### Request
Gather all lines in the data that hold the string "matplotlib".

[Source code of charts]
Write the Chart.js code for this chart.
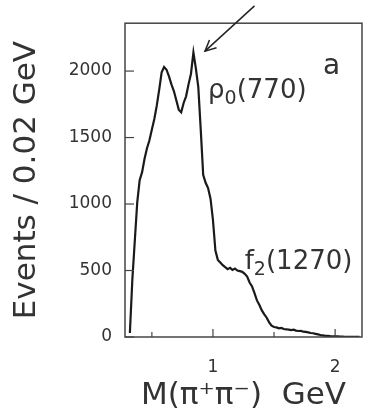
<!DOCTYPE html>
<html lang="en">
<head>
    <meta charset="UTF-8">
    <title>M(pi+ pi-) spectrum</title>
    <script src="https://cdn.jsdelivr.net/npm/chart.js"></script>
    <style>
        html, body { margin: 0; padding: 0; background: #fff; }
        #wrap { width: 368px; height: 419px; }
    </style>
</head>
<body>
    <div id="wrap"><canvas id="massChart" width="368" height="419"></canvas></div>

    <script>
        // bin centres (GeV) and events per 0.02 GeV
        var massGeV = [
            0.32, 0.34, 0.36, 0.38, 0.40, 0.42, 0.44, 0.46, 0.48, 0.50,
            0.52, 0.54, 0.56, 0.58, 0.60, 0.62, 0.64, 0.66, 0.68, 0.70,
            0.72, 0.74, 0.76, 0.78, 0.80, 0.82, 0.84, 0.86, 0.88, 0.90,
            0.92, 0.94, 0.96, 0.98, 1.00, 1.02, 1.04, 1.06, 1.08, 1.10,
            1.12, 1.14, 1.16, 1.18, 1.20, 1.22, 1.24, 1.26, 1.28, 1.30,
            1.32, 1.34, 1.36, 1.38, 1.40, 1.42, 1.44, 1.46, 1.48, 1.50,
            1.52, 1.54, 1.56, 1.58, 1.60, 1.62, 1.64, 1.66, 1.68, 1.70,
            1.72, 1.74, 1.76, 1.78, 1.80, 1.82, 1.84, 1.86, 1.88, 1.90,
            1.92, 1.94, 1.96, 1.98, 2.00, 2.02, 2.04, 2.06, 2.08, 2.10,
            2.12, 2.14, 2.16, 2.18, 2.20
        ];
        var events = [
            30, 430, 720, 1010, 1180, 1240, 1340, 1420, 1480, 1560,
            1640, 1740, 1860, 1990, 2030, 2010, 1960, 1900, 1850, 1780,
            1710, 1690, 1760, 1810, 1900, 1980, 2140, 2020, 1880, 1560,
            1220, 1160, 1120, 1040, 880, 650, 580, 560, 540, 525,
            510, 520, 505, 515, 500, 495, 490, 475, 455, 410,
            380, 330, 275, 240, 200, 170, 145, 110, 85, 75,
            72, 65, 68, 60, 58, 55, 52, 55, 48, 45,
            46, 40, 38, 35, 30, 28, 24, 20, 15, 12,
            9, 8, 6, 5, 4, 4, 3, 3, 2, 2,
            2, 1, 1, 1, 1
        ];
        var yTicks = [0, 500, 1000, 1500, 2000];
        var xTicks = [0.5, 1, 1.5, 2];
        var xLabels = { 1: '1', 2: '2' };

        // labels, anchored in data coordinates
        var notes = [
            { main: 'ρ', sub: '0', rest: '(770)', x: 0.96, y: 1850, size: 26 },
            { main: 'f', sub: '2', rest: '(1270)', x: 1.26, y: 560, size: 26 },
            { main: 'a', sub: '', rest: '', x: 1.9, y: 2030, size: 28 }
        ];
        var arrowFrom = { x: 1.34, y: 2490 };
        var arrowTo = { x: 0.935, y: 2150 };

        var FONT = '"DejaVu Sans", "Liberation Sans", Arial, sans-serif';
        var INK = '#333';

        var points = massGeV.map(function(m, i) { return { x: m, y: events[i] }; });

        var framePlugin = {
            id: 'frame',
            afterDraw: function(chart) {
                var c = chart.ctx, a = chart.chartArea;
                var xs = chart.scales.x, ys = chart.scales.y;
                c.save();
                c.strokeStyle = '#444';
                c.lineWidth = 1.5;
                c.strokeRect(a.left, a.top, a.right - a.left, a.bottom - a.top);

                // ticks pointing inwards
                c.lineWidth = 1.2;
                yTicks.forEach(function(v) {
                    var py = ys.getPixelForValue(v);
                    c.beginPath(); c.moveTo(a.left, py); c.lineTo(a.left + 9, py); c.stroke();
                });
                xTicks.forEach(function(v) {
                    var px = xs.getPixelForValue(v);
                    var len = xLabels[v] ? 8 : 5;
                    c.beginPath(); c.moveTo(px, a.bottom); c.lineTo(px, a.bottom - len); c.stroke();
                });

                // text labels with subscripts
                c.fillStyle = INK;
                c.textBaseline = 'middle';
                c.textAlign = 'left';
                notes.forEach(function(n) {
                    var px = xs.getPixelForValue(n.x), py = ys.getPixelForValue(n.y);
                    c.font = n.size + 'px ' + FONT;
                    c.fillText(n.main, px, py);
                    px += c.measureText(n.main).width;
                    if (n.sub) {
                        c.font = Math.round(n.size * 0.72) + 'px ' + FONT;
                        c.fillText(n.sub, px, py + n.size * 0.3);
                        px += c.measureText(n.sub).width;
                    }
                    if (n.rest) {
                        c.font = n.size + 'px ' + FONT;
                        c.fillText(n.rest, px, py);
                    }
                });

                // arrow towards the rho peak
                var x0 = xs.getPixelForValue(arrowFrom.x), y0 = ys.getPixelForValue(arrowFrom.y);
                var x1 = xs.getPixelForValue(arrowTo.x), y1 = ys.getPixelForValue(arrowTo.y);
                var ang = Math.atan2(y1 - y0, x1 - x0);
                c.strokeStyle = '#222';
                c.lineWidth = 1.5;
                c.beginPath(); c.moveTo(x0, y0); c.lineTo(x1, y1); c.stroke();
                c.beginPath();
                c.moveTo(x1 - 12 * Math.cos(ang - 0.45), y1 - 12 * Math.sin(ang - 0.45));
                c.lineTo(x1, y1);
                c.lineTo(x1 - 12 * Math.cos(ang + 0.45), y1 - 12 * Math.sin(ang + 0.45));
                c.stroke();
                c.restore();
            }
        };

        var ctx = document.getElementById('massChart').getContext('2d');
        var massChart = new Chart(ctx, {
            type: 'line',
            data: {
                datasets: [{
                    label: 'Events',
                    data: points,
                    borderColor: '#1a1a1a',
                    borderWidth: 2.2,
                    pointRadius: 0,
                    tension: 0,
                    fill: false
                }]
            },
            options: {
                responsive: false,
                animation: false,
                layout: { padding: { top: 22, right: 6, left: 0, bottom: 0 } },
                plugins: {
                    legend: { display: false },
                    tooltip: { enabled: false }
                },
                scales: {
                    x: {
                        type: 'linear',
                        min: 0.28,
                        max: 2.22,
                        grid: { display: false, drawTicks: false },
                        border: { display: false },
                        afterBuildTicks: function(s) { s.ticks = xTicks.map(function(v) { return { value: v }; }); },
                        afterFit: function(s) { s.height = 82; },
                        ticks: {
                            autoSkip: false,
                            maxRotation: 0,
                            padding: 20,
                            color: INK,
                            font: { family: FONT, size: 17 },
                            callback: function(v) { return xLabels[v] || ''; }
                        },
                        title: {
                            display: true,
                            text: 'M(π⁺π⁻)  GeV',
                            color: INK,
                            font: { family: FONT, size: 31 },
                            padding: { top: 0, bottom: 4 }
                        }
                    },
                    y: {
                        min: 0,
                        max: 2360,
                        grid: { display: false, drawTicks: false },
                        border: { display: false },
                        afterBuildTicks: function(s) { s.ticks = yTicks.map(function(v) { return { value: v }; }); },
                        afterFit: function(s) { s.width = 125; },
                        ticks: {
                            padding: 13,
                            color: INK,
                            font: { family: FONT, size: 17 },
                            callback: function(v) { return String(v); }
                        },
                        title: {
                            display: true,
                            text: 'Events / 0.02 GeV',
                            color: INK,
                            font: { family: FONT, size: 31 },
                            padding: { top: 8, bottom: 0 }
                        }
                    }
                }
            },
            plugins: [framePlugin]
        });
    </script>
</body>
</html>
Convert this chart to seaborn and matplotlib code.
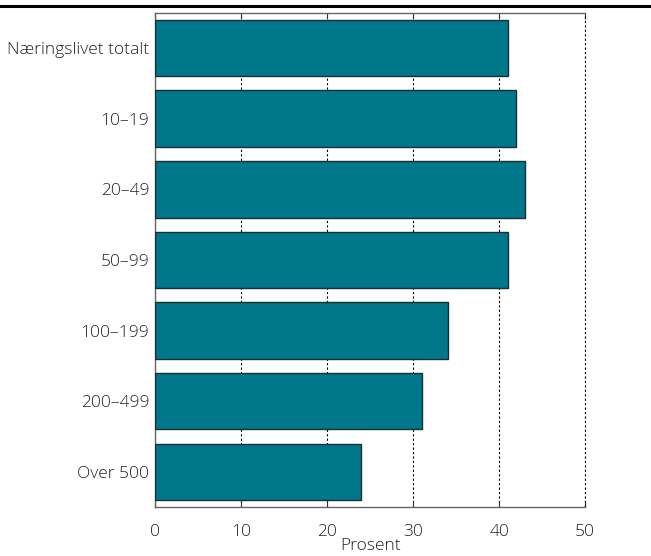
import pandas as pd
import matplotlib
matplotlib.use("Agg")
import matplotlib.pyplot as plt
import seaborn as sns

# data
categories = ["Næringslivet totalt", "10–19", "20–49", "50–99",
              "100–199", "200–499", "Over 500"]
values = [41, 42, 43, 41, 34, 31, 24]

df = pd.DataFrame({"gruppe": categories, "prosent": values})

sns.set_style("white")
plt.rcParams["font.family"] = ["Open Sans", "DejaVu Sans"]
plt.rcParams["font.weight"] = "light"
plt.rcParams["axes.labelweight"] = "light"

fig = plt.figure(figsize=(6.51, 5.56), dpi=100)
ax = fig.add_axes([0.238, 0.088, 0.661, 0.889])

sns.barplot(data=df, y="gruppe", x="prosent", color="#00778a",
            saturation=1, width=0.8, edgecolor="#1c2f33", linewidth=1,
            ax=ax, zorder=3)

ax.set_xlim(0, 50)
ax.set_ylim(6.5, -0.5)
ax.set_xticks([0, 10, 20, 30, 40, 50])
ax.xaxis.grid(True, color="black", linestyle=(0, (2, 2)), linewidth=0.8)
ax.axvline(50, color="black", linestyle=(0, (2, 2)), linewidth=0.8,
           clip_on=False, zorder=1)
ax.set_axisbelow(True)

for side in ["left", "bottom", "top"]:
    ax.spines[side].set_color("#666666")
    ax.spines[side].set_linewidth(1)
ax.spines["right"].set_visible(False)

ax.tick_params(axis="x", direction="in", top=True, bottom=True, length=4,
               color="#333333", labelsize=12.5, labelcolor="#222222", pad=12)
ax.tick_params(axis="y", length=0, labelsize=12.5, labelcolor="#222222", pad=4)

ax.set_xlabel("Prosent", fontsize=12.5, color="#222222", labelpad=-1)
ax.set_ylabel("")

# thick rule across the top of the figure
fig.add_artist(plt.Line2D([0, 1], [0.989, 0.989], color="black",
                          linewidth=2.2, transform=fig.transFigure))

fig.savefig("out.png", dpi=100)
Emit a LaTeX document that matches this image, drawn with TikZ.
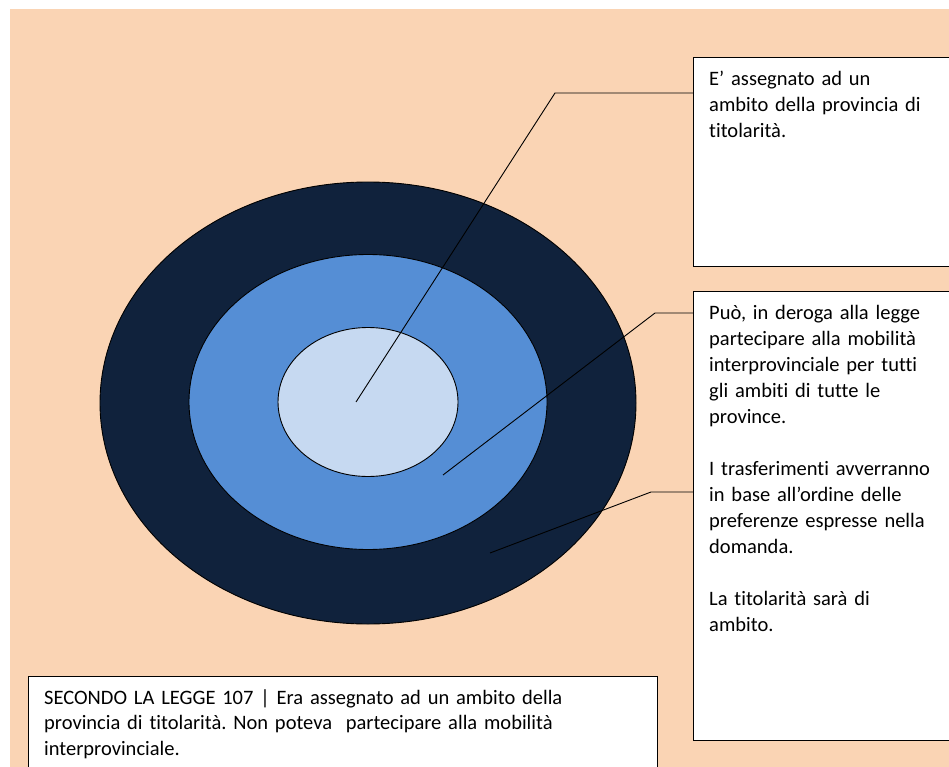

### The response
Convert this chart to seaborn and matplotlib code.
import matplotlib
matplotlib.use("Agg")
import matplotlib.pyplot as plt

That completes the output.